The Twins-A's series should go five. If the Twins lead 2-1, Gardenhire should reserve Santana for game 5. But trust two things: (1) weird stuff to happen, as it usually does with the A's (2000 - Terence Long loses the Tino flyball; 2001 - the Jeter Flip, Tejada failing to run the bases properly; 2002 - the failure to contain the Twins in game 5, ninth inning; 2003 - choking to the RSawx); (2) mismanaging the pitching: (a) in 2002, Ken Macha had two ace lefties and Tim Hudson to pitch against the Twins, the Twins pounded righties and stank against lefties, Macha pitched Hudson in games 1 and 4 and got clobbered, the A's pitched Mulder and Zito in 2, 3 and 5 and received very good performances -- because they had all three top arms available and Macha ignored the Twins' strengths, he failed to pitch the lefty starters four times in five games and the A's lost; (b) Gardenhire honked the 2004 series against the Yanks by pulling Santana after 7 innings in game 4 with a 5-1 lead and Santana cruising -- the Yanks tied it in the 8th on Ruben Sierra's grand slam and won the game 7-5. The pick here is the Twins, who won 96 in the toughest division in baseball despite no #2 starter for the last two months. The fact is, however, that an A's win would not surprise.

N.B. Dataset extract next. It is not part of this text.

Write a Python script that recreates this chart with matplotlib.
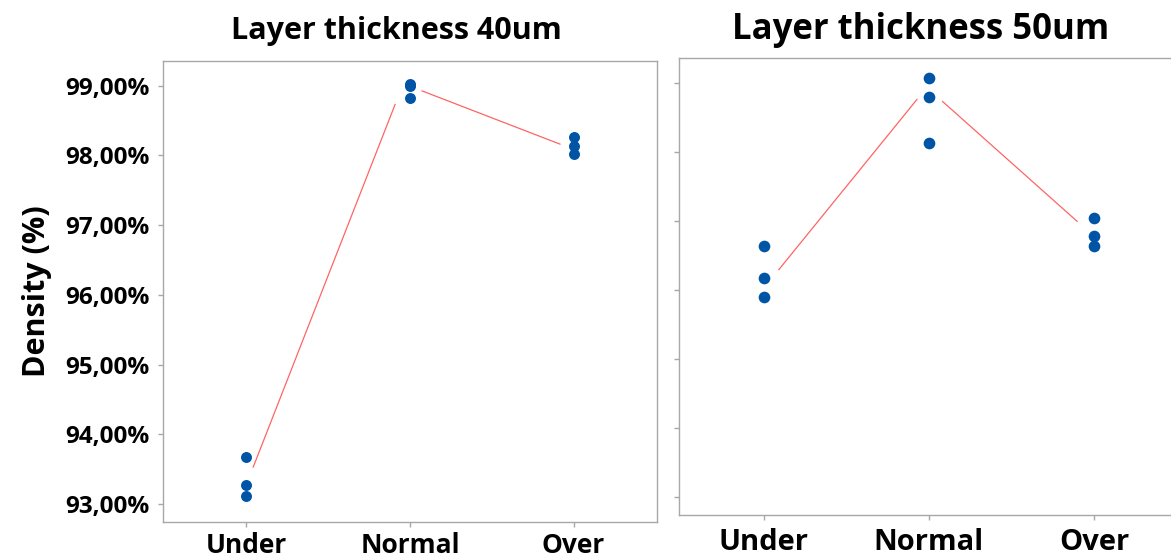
import matplotlib
matplotlib.use("Agg")
import matplotlib.pyplot as plt

# Process categories on the x axis
categories = ["Under", "Normal", "Over"]

# Measured density (%) per specimen, layer thickness 40 um
under_40 = [93.67, 93.27, 93.11]
normal_40 = [99.02, 98.99, 98.83]
over_40 = [98.27, 98.13, 98.02]

# Measured density (%) per specimen, layer thickness 50 um
under_50 = [96.64, 96.18, 95.90]
normal_50 = [99.07, 98.80, 98.13]
over_50 = [97.04, 96.79, 96.64]

# Trend segments drawn between the groups (category index, density)
trend_40_x = [[0.04, 0.91], [1.07, 1.92]]
trend_40_y = [[93.52, 98.74], [98.93, 98.16]]
trend_50_x = [[0.09, 0.93], [1.08, 1.90]]
trend_50_y = [[96.29, 98.77], [98.74, 96.99]]

y_ticks = [93, 94, 95, 96, 97, 98, 99]
y_tick_labels = [f"{v:.2f}".replace(".", ",") + "%" for v in y_ticks]

FONT = "Open Sans"
DOT = "#0054a6"
TREND = "#ff6464"
SPINE = "#a8a8a8"

fig = plt.figure(figsize=(11.71, 5.58), dpi=100)
ax1 = fig.add_axes([0.1392, 0.0645, 0.4219, 0.8267])
ax2 = fig.add_axes([0.5801, 0.0771, 0.4263, 0.8184])


def draw_panel(ax, groups, tx, ty, msize, xlabel_size):
    for xs, ys in zip(tx, ty):
        ax.plot(xs, ys, color=TREND, lw=0.9, solid_capstyle="butt", zorder=2)
    for i, vals in enumerate(groups):
        ax.plot([i] * len(vals), vals, "o", color=DOT, ms=msize,
                markeredgewidth=0, zorder=3)
    ax.set_xlim(-0.51, 2.51)
    ax.set_ylim(92.74, 99.36)
    ax.set_xticks(range(len(categories)))
    ax.set_xticklabels(categories, fontsize=xlabel_size, fontweight="bold",
                       family=FONT)
    ax.set_yticks(y_ticks)
    for s in ax.spines.values():
        s.set_color(SPINE)
        s.set_linewidth(1.0)
    ax.tick_params(axis="both", direction="out", color=SPINE, width=1.0,
                   length=3.5)
    ax.tick_params(axis="x", pad=4)


draw_panel(ax1, [under_40, normal_40, over_40], trend_40_x, trend_40_y,
           7.9, 19)
ax1.set_yticklabels(y_tick_labels, fontsize=17.5, fontweight="bold",
                    family=FONT)
ax1.tick_params(axis="y", pad=6)
ax1.set_ylabel("Density (%)", fontsize=22, fontweight="bold", family=FONT,
               labelpad=10)

draw_panel(ax2, [under_50, normal_50, over_50], trend_50_x, trend_50_y,
           8.4, 21)
ax2.set_yticklabels([])
ax2.spines["right"].set_visible(False)
ax2.tick_params(axis="x", pad=6)

fig.text(0.3386, 0.930, "Layer thickness 40um", fontsize=22,
         fontweight="bold", family=FONT, ha="center", va="baseline")
fig.text(0.7865, 0.930, "Layer thickness 50um", fontsize=25,
         fontweight="bold", family=FONT, ha="center", va="baseline")

fig.savefig("out.png", dpi=100)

Cards-Padres: The least important of the four LDS on paper because the Cards stink and the Pads do not seem capable of beating the Mets. This is a rematch of last season's yawner, which the Cards won in 3 easy pieces. Expect a reversal if Jake Peavy is healthy because the Cards are awful -- St. Louis would have had only the NINTH-best record if it played in the AL. Albert Pujols barely carried that team to the division crown, and only did so because the Astros dug themselves too big of a hole through the season's first 23 weeks. This season marks the second-straight that the NL has a division winner that is not among the top four teams in the league by record (i.e., worse than the wild card runner-up). Last year, that dishonor went to the Pads and they were properly swept out; this year, it's the Cards. Expect the Pads to play in the NLCS next Wednesday and to close this series out in no more than 4.
Dodgers-Mets: Ho hum, another tough matchup for the Mets. This has been a repetitive (if not redundant) theme over the past two months as the Mess ran away with the NL East and seamheads continually analyzed who could give them trouble in the LDS. Answer: Dodgers, Padres, Astros . . . basically anyone other than the Cards. So? The Mets romped over the NL all season (the league's only 90+ win team, compare that to the five in the AL) and only slowed down after they had run away with the NL East. The Dodgers were in a dogfight for the playoffs until the last weekend of the season. I don't buy the logic that the fight makes the Dodgers sharper. The Mets have AL-quality hitting (Reyes, Beltran, Delgado, Wright, Floyd), enough pitching even without Pedro, and the nutters at Shea. They'll host the NLCS starting next Wednesday.